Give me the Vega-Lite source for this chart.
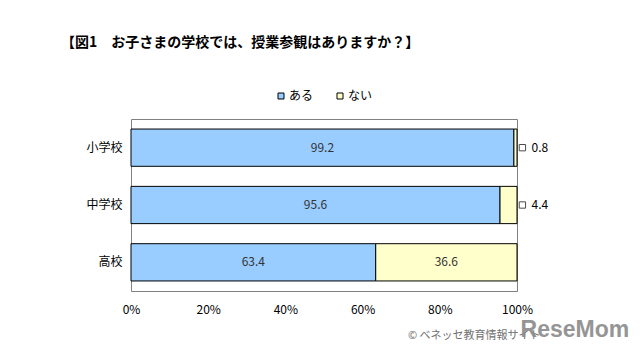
{
  "$schema": "https://vega.github.io/schema/vega-lite/v6.json",
  "width": 386,
  "height": 172,
  "autosize": "none",
  "padding": {"left": 131, "top": 119, "right": 123, "bottom": 59},
  "background": "white",
  "config": {
    "font": "Noto Sans CJK JP",
    "view": {"stroke": "#808080", "strokeWidth": 1}
  },
  "title": {
    "text": "【図1　お子さまの学校では、授業参観はありますか？】",
    "anchor": "start",
    "frame": "group",
    "fontSize": 14,
    "fontWeight": "bold",
    "color": "#000000",
    "font": "Noto Sans CJK JP",
    "dx": -70,
    "offset": 40
  },
  "data": {
    "values": [
      {"school": "小学校", "answer": "ある", "value": 99.2, "ord": 1},
      {"school": "小学校", "answer": "ない", "value": 0.8, "ord": 2},
      {"school": "中学校", "answer": "ある", "value": 95.6, "ord": 1},
      {"school": "中学校", "answer": "ない", "value": 4.4, "ord": 2},
      {"school": "高校", "answer": "ある", "value": 63.4, "ord": 1},
      {"school": "高校", "answer": "ない", "value": 36.6, "ord": 2}
    ]
  },
  "encoding": {
    "y": {
      "field": "school",
      "type": "nominal",
      "sort": ["小学校", "中学校", "高校"],
      "scale": {"paddingInner": 0.35, "paddingOuter": 0.175},
      "axis": {
        "title": null,
        "domain": false,
        "ticks": false,
        "labelPadding": 9,
        "labelFontSize": 12,
        "labelColor": "#000000",
        "labelFont": "Noto Sans CJK JP"
      }
    }
  },
  "layer": [
    {
      "mark": {"type": "bar", "stroke": "#000000", "strokeWidth": 1},
      "encoding": {
        "x": {
          "field": "value",
          "type": "quantitative",
          "stack": "zero",
          "scale": {"domain": [0, 100], "nice": false},
          "axis": {
            "title": "© ベネッセ教育情報サイト",
            "titleFontSize": 11,
            "titleFontWeight": "normal",
            "titleColor": "#707070",
            "titleAnchor": "end",
            "titleAlign": "right",
            "titleX": 409,
            "titleY": 38,
            "titleFont": "Noto Sans CJK JP",
            "domain": false,
            "ticks": false,
            "grid": false,
            "values": [0, 20, 40, 60, 80, 100],
            "labelExpr": "datum.value + '%'",
            "labelFlush": false,
            "labelFontSize": 12,
            "labelColor": "#000000",
            "labelPadding": 13,
            "labelFont": "Noto Sans CJK JP"
          }
        },
        "color": {
          "field": "answer",
          "type": "nominal",
          "sort": ["ある", "ない"],
          "scale": {"domain": ["ある", "ない"], "range": ["#99CCFF", "#FFFFCC"]},
          "legend": {
            "title": null,
            "orient": "none",
            "direction": "horizontal",
            "legendX": 144,
            "legendY": -29,
            "symbolType": "square",
            "symbolSize": 36,
            "symbolStrokeColor": "#000000",
            "symbolStrokeWidth": 1,
            "labelFontSize": 12,
            "labelOffset": 2,
            "columnPadding": 20,
            "labelFont": "Noto Sans CJK JP",
            "labelColor": "#000000"
          }
        },
        "order": {"field": "ord", "type": "quantitative"}
      }
    },
    {
      "transform": [{"filter": "datum.value >= 10"}],
      "mark": {"type": "text", "fontSize": 12, "color": "#333333", "font": "Noto Sans CJK JP"},
      "encoding": {
        "x": {"field": "value", "type": "quantitative", "stack": "zero", "bandPosition": 0.5},
        "text": {"field": "value", "type": "quantitative", "format": ".1f"},
        "order": {"field": "ord", "type": "quantitative"}
      }
    },
    {
      "transform": [{"filter": "datum.value < 10"}],
      "mark": {"type": "point", "shape": "square", "size": 40, "filled": false, "stroke": "#000000", "strokeWidth": 1, "clip": false},
      "encoding": {
        "x": {"datum": 101.4, "type": "quantitative"}
      }
    },
    {
      "transform": [{"filter": "datum.value < 10"}],
      "mark": {"type": "text", "fontSize": 12, "align": "left", "color": "#000000", "dx": 6, "font": "Noto Sans CJK JP"},
      "encoding": {
        "x": {"datum": 102.2, "type": "quantitative"},
        "text": {"field": "value", "type": "quantitative", "format": ".1f"}
      }
    },
    {
      "transform": [{"filter": "datum.school == '高校' && datum.answer == 'ある'"}],
      "mark": {"type": "text", "fontSize": 23, "fontWeight": "bold", "color": "#8a8a8a", "dy": 68, "font": "Liberation Sans Narrow, Liberation Sans", "opacity": 0.9},
      "encoding": {
        "x": {"datum": 115, "type": "quantitative"},
        "text": {"value": "ReseMom"}
      }
    }
  ]
}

▸ TASK GOAL
Repeat the listing verbatim. Skip the pictures.

▸ EXERCISE RESPONSE
Give me the Vega-Lite source for this chart.
{
  "$schema": "https://vega.github.io/schema/vega-lite/v6.json",
  "width": 386,
  "height": 172,
  "autosize": "none",
  "padding": {"left": 131, "top": 119, "right": 123, "bottom": 59},
  "background": "white",
  "config": {
    "font": "Noto Sans CJK JP",
    "view": {"stroke": "#808080", "strokeWidth": 1}
  },
  "title": {
    "text": "【図1　お子さまの学校では、授業参観はありますか？】",
    "anchor": "start",
    "frame": "group",
    "fontSize": 14,
    "fontWeight": "bold",
    "color": "#000000",
    "font": "Noto Sans CJK JP",
    "dx": -70,
    "offset": 40
  },
  "data": {
    "values": [
      {"school": "小学校", "answer": "ある", "value": 99.2, "ord": 1},
      {"school": "小学校", "answer": "ない", "value": 0.8, "ord": 2},
      {"school": "中学校", "answer": "ある", "value": 95.6, "ord": 1},
      {"school": "中学校", "answer": "ない", "value": 4.4, "ord": 2},
      {"school": "高校", "answer": "ある", "value": 63.4, "ord": 1},
      {"school": "高校", "answer": "ない", "value": 36.6, "ord": 2}
    ]
  },
  "encoding": {
    "y": {
      "field": "school",
      "type": "nominal",
      "sort": ["小学校", "中学校", "高校"],
      "scale": {"paddingInner": 0.35, "paddingOuter": 0.175},
      "axis": {
        "title": null,
        "domain": false,
        "ticks": false,
        "labelPadding": 9,
        "labelFontSize": 12,
        "labelColor": "#000000",
        "labelFont": "Noto Sans CJK JP"
      }
    }
  },
  "layer": [
    {
      "mark": {"type": "bar", "stroke": "#000000", "strokeWidth": 1},
      "encoding": {
        "x": {
          "field": "value",
          "type": "quantitative",
          "stack": "zero",
          "scale": {"domain": [0, 100], "nice": false},
          "axis": {
            "title": "© ベネッセ教育情報サイト",
            "titleFontSize": 11,
            "titleFontWeight": "normal",
            "titleColor": "#707070",
            "titleAnchor": "end",
            "titleAlign": "right",
            "titleX": 409,
            "titleY": 38,
            "titleFont": "Noto Sans CJK JP",
            "domain": false,
            "ticks": false,
            "grid": false,
            "values": [0, 20, 40, 60, 80, 100],
            "labelExpr": "datum.value + '%'",
            "labelFlush": false,
            "labelFontSize": 12,
            "labelColor": "#000000",
            "labelPadding": 13,
            "labelFont": "Noto Sans CJK JP"
          }
        },
        "color": {
          "field": "answer",
          "type": "nominal",
          "sort": ["ある", "ない"],
          "scale": {"domain": ["ある", "ない"], "range": ["#99CCFF", "#FFFFCC"]},
          "legend": {
            "title": null,
            "orient": "none",
            "direction": "horizontal",
            "legendX": 144,
            "legendY": -29,
            "symbolType": "square",
            "symbolSize": 36,
            "symbolStrokeColor": "#000000",
            "symbolStrokeWidth": 1,
            "labelFontSize": 12,
            "labelOffset": 2,
            "columnPadding": 20,
            "labelFont": "Noto Sans CJK JP",
            "labelColor": "#000000"
          }
        },
        "order": {"field": "ord", "type": "quantitative"}
      }
    },
    {
      "transform": [{"filter": "datum.value >= 10"}],
      "mark": {"type": "text", "fontSize": 12, "color": "#333333", "font": "Noto Sans CJK JP"},
      "encoding": {
        "x": {"field": "value", "type": "quantitative", "stack": "zero", "bandPosition": 0.5},
        "text": {"field": "value", "type": "quantitative", "format": ".1f"},
        "order": {"field": "ord", "type": "quantitative"}
      }
    },
    {
      "transform": [{"filter": "datum.value < 10"}],
      "mark": {"type": "point", "shape": "square", "size": 40, "filled": false, "stroke": "#000000", "strokeWidth": 1, "clip": false},
      "encoding": {
        "x": {"datum": 101.4, "type": "quantitative"}
      }
    },
    {
      "transform": [{"filter": "datum.value < 10"}],
      "mark": {"type": "text", "fontSize": 12, "align": "left", "color": "#000000", "dx": 6, "font": "Noto Sans CJK JP"},
      "encoding": {
        "x": {"datum": 102.2, "type": "quantitative"},
        "text": {"field": "value", "type": "quantitative", "format": ".1f"}
      }
    },
    {
      "transform": [{"filter": "datum.school == '高校' && datum.answer == 'ある'"}],
      "mark": {"type": "text", "fontSize": 23, "fontWeight": "bold", "color": "#8a8a8a", "dy": 68, "font": "Liberation Sans Narrow, Liberation Sans", "opacity": 0.9},
      "encoding": {
        "x": {"datum": 115, "type": "quantitative"},
        "text": {"value": "ReseMom"}
      }
    }
  ]
}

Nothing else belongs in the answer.